# Provided information start

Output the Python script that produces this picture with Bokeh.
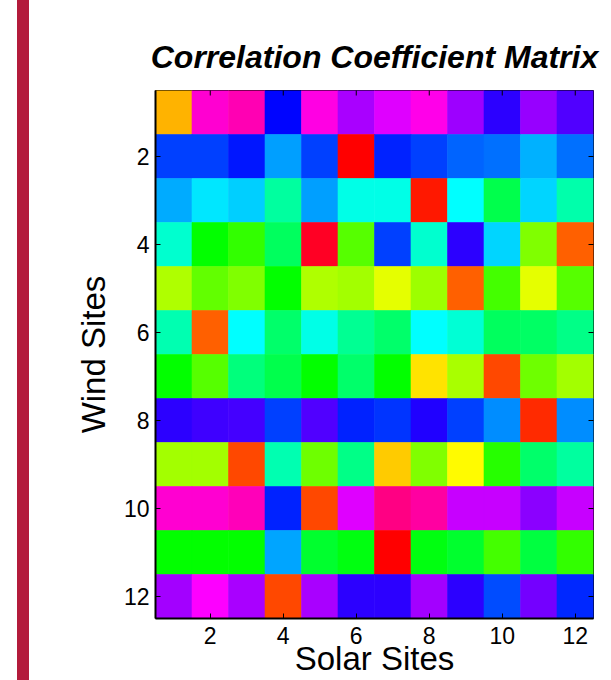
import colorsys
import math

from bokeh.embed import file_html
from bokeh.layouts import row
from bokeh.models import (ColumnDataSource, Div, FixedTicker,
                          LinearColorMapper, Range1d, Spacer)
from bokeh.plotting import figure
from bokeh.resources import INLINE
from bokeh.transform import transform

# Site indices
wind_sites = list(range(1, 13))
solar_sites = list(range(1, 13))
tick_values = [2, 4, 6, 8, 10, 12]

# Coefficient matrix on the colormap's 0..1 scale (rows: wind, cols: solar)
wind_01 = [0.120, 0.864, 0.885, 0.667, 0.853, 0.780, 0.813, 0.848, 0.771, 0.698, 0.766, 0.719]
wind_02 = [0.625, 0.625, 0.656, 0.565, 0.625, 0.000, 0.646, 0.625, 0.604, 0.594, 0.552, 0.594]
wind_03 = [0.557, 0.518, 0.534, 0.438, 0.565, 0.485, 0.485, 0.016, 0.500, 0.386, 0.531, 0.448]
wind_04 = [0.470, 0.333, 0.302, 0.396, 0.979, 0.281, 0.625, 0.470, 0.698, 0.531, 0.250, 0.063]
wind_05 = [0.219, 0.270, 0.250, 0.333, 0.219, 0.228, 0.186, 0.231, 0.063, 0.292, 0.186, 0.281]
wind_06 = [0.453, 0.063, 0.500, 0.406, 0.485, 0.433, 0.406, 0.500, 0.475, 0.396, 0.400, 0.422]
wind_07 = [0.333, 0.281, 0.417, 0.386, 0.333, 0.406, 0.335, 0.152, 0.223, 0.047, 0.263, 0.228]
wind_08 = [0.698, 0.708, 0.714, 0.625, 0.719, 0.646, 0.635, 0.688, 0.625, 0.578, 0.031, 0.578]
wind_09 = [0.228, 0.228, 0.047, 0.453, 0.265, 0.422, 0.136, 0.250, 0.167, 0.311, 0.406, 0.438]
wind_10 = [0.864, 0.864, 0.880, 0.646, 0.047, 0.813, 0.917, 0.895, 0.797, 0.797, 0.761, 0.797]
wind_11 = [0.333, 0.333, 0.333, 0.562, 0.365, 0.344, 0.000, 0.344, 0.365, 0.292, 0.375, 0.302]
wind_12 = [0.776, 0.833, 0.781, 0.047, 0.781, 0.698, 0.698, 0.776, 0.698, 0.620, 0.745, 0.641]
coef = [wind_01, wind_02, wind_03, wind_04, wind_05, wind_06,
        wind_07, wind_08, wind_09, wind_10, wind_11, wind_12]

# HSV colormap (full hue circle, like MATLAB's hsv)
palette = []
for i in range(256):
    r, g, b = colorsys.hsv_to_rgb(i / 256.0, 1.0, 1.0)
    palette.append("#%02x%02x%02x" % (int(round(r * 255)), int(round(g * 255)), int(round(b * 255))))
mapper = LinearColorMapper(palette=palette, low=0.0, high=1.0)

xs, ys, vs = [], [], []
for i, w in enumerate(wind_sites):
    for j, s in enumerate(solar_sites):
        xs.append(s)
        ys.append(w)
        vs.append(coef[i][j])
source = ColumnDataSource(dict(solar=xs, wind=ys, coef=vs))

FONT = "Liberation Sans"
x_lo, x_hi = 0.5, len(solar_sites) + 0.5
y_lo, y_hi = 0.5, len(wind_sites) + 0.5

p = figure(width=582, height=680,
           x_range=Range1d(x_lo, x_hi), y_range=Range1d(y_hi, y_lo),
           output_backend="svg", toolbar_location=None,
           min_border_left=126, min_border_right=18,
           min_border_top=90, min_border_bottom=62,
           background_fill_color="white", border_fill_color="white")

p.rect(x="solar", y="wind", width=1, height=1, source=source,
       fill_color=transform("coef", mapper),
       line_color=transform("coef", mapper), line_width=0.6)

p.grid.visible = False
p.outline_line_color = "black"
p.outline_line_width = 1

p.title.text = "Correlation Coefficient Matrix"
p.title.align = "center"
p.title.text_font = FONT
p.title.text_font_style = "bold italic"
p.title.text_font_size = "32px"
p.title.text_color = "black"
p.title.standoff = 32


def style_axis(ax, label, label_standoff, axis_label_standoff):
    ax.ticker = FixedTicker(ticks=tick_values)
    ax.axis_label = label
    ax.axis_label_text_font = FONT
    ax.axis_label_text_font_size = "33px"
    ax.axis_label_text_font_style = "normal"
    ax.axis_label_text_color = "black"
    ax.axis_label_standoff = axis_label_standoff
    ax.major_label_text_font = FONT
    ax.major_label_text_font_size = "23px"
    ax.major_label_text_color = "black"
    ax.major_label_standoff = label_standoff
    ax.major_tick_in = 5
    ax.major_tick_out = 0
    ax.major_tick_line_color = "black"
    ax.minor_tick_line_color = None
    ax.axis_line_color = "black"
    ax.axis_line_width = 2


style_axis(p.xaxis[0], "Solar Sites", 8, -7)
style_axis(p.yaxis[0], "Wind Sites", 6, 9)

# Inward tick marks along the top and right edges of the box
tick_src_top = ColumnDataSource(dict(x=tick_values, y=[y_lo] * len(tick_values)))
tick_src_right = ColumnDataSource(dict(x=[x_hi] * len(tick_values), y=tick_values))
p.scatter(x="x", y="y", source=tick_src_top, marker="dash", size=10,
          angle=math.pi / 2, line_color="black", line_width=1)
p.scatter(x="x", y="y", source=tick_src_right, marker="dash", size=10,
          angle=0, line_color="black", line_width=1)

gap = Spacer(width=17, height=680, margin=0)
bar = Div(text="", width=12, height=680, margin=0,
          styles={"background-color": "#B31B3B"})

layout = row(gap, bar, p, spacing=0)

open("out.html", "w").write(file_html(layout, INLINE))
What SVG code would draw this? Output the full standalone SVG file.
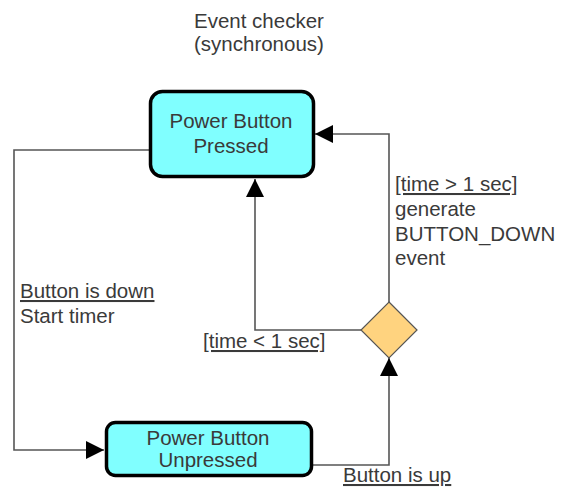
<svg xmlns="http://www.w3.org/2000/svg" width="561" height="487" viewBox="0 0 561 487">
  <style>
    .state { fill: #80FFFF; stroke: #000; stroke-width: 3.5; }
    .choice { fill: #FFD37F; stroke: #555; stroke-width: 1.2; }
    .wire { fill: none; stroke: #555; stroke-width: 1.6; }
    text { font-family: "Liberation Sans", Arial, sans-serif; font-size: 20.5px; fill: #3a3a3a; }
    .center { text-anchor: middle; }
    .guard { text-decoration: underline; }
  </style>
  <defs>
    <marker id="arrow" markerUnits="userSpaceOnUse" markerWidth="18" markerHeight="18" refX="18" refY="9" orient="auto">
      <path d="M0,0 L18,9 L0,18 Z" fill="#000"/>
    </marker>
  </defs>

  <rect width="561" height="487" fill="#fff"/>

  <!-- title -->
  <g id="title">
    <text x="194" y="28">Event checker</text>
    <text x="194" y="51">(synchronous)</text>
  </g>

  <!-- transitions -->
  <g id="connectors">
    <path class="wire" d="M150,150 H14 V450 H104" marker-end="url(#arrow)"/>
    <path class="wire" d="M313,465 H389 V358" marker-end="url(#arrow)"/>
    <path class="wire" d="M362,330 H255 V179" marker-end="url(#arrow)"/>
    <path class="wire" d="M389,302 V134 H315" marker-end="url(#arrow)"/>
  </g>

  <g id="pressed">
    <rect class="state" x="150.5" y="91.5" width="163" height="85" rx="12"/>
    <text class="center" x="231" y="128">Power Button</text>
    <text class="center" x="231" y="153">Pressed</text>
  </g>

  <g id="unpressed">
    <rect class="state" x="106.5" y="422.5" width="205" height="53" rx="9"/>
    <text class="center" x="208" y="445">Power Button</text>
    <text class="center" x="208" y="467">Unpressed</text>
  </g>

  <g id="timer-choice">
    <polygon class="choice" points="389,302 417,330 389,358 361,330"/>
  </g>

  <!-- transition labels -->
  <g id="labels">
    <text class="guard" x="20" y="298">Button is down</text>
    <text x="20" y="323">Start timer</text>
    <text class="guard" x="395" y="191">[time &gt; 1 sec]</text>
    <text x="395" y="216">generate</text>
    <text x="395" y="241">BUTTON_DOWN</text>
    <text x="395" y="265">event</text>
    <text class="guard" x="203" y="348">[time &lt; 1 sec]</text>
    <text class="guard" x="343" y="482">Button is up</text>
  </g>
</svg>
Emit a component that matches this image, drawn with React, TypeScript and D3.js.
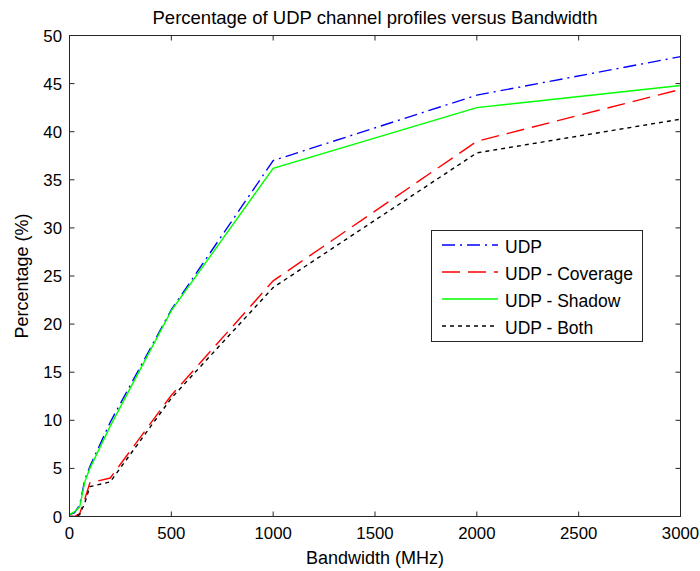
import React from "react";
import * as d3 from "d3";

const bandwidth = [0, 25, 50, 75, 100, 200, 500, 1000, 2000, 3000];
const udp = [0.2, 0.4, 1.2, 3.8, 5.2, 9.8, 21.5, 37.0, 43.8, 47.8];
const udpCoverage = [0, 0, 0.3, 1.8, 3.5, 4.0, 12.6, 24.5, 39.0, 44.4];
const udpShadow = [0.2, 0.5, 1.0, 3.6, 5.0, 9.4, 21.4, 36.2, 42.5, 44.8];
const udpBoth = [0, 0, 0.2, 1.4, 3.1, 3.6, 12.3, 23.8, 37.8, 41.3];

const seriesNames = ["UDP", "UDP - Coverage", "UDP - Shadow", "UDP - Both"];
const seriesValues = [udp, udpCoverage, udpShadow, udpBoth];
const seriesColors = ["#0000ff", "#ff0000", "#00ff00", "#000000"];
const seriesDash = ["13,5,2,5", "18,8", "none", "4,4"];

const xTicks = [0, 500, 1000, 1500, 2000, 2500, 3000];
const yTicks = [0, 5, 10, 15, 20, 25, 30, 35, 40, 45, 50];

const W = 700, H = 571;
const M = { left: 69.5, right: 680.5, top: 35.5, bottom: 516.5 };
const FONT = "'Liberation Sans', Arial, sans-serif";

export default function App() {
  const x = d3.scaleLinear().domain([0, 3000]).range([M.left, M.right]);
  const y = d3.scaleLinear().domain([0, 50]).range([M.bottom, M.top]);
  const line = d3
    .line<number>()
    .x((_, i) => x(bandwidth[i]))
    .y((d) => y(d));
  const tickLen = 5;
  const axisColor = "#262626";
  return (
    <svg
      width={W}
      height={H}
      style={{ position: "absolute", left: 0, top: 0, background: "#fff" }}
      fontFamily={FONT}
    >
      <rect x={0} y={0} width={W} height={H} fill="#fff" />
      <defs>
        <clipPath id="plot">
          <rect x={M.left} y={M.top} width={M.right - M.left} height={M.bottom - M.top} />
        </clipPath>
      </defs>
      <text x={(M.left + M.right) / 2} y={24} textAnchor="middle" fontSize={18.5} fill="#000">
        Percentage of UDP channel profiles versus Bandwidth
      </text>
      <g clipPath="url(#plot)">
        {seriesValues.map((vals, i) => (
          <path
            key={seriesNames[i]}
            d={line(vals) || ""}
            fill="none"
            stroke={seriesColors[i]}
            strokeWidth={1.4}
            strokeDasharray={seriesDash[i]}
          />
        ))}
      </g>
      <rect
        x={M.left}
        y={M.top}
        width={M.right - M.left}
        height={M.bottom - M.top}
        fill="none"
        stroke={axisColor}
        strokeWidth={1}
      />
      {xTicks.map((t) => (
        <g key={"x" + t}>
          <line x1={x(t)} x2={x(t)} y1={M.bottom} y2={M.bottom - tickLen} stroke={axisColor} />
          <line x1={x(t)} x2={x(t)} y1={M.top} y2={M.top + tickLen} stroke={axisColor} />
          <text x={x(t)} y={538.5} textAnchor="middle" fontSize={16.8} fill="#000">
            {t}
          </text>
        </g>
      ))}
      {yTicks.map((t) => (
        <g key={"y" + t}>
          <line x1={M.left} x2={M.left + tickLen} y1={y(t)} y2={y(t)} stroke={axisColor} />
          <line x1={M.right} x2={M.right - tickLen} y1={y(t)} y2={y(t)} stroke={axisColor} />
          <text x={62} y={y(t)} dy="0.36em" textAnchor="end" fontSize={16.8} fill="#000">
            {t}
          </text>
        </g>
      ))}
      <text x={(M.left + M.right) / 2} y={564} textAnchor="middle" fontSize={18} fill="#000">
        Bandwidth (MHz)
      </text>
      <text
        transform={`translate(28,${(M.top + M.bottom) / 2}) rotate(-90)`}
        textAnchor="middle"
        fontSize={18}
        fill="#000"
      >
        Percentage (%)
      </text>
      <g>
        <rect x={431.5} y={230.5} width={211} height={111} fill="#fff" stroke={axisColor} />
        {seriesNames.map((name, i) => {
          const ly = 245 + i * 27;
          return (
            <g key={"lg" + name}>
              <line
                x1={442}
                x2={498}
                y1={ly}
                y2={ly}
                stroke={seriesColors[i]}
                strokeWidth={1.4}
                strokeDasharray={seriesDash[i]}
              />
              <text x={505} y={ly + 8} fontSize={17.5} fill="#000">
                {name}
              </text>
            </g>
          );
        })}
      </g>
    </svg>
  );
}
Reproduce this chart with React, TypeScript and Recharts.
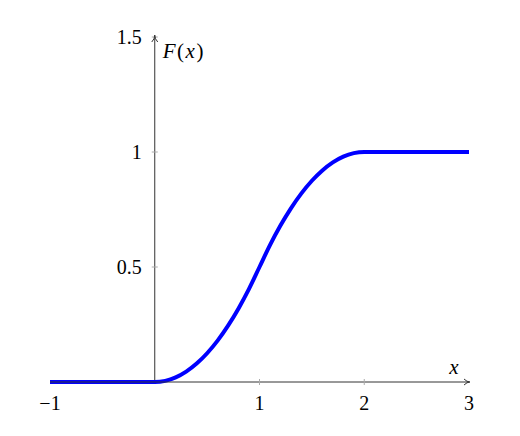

# Provided information end

### Directions
Looking at the records above, report how many lines contain the word "React". Answer with the number only.

### Written response
3